Artificial intelligence and big data are commonly used to respond to customers’ queries, provide personalised product suggestions, automate warehouse operations, forecast shopping demand, and optimise distribution of goods across warehouses and delivery to customers. In last year’s ‘Double-11’, Alibaba’s recommendation engine helped 40 million new products find customers and increased products browsed by 40 per cent. Its AI customer service system, AliMe, responded to 2.1 billion queries.
Consumers want goods delivered quickly, safely, conveniently and cheaply. To address last-mile delivery challenges, companies have poured huge investments into warehouse automation and smart logistics technology. For example, Cainiao, the country’s largest online delivery company, takes an average of 48 hours to deliver a package nationwide. JD now offers same or next-day delivery in over 200 cities. A decade ago, it was only available in six cities.
The government considers e-commerce to be a key driver of economic growth. Many of the above e-commerce drivers have been nurtured and supported by the government at different stages of development.
High mobile internet penetration has been supported by investment in infrastructure, particularly the accessibility and speed of the internet.
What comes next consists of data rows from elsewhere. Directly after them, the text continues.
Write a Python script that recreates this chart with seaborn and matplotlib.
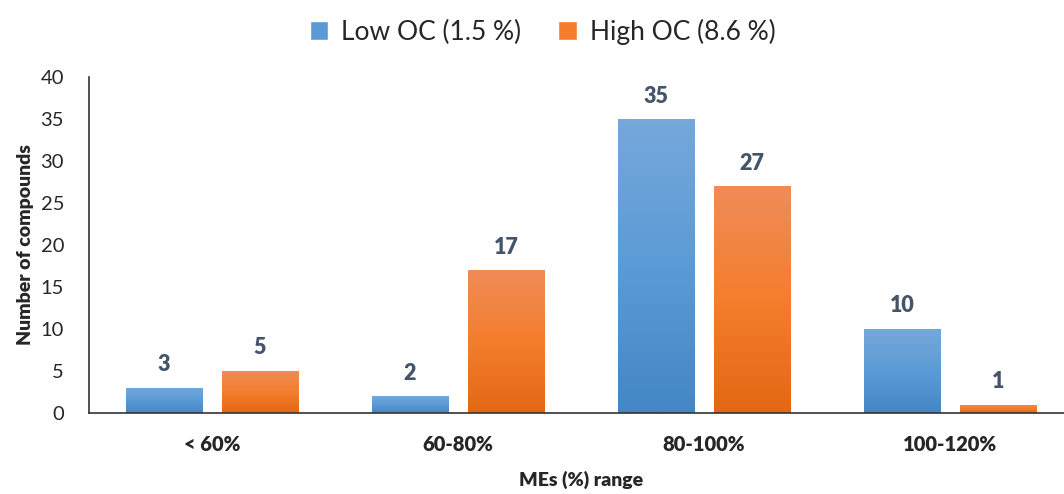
import numpy as np
import pandas as pd
import seaborn as sns
import matplotlib.pyplot as plt
from matplotlib.colors import LinearSegmentedColormap
from matplotlib.patches import Patch

sns.set_style('white')
plt.rcParams['font.family'] = ['Lato', 'DejaVu Sans']

categories = ['< 60%', '60-80%', '80-100%', '100-120%']
series = ['Low OC (1.5 %)', 'High OC (8.6 %)']
low_oc = [3, 2, 35, 10]
high_oc = [5, 17, 27, 1]

df = pd.DataFrame({
    'range': categories * 2,
    'series': [series[0]] * 4 + [series[1]] * 4,
    'count': low_oc + high_oc,
})

blue_grad = ['#75A8DB', '#5B9BD5', '#4487C6']
orange_grad = ['#F08C58', '#F47E2C', '#E36814']

fig = plt.figure(figsize=(10.64, 4.94), dpi=100)
ax = fig.add_axes([89 / 1064, 1 - 413 / 494, (1073 - 89) / 1064, (413 - 77) / 494])

sns.barplot(data=df, x='range', y='count', hue='series', order=categories,
            hue_order=series, palette=['#5B9BD5', '#F47E2C'], width=0.78, gap=0.2,
            ax=ax, legend=False)

# gradient fill on top of each bar
grads = [blue_grad] * 4 + [orange_grad] * 4
for patch, cols in zip(ax.patches, grads):
    x0, y0 = patch.get_x(), patch.get_y()
    w, h = patch.get_width(), patch.get_height()
    cmap = LinearSegmentedColormap.from_list('g', cols[::-1])
    img = ax.imshow(np.linspace(0, 1, 100).reshape(-1, 1), cmap=cmap, aspect='auto',
                    extent=[x0, x0 + w, y0, y0 + h], origin='lower', zorder=patch.get_zorder())
    img.set_clip_path(patch)
    patch.set_edgecolor('none')

for c in ax.containers:
    ax.bar_label(c, padding=9, fontsize=15.5, fontweight='heavy', color='#44546A')

ax.set_xlim(-0.5, 3.5)
ax.set_ylim(0, 40)
ax.set_yticks(range(0, 41, 5))
ax.tick_params(axis='y', labelsize=14.5, pad=18, length=0)
ax.tick_params(axis='x', labelsize=14.5, pad=16, length=0)
for lab in ax.get_xticklabels():
    lab.set_fontweight('heavy')
ax.set_xlabel('MEs (%) range', fontsize=14, fontweight='heavy', labelpad=12)
ax.set_ylabel('Number of compounds', fontsize=14, fontweight='heavy', labelpad=5)
for s in ['top', 'right']:
    ax.spines[s].set_visible(False)
for s in ['left', 'bottom']:
    ax.spines[s].set_color('#333333')
    ax.spines[s].set_linewidth(1.2)

handles = [Patch(facecolor='#5B9BD5', label=series[0]),
           Patch(facecolor='#F47E2C', label=series[1])]
fig.legend(handles=handles, loc='upper center', bbox_to_anchor=(0.51, 1.01), ncol=2,
           frameon=False, fontsize=19, handlelength=0.7, handleheight=0.7,
           columnspacing=1.4, handletextpad=0.5)

fig.savefig('out.png', dpi=100)
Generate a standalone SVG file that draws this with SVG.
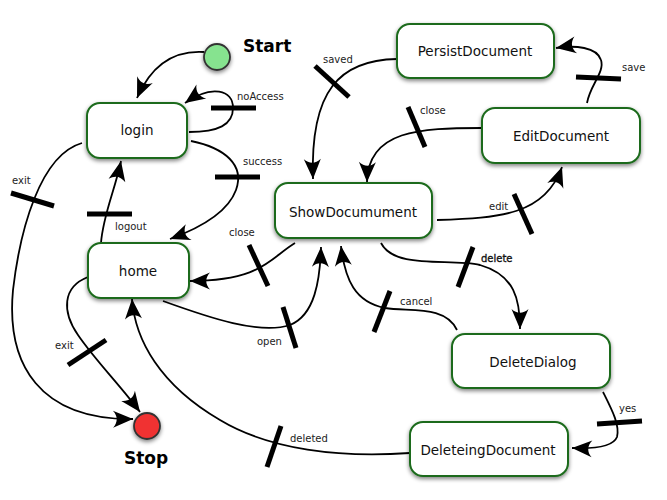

Logistical warehousing is made easier by land earmarked for e-commerce logistics in town planning. The government helped pilot agricultural e-commerce value chain demonstration projects. Tolerant financial regulation, at least until more recently, has allowed financial technology to innovate and thrive.
Perhaps the most overlooked factor is the open-mindedness of Chinese consumers toward new technology. China has changed so much and so fast over the last 40 years. As such, its consumers and citizens are well adapted ‘to innovations … unmatched anywhere else’.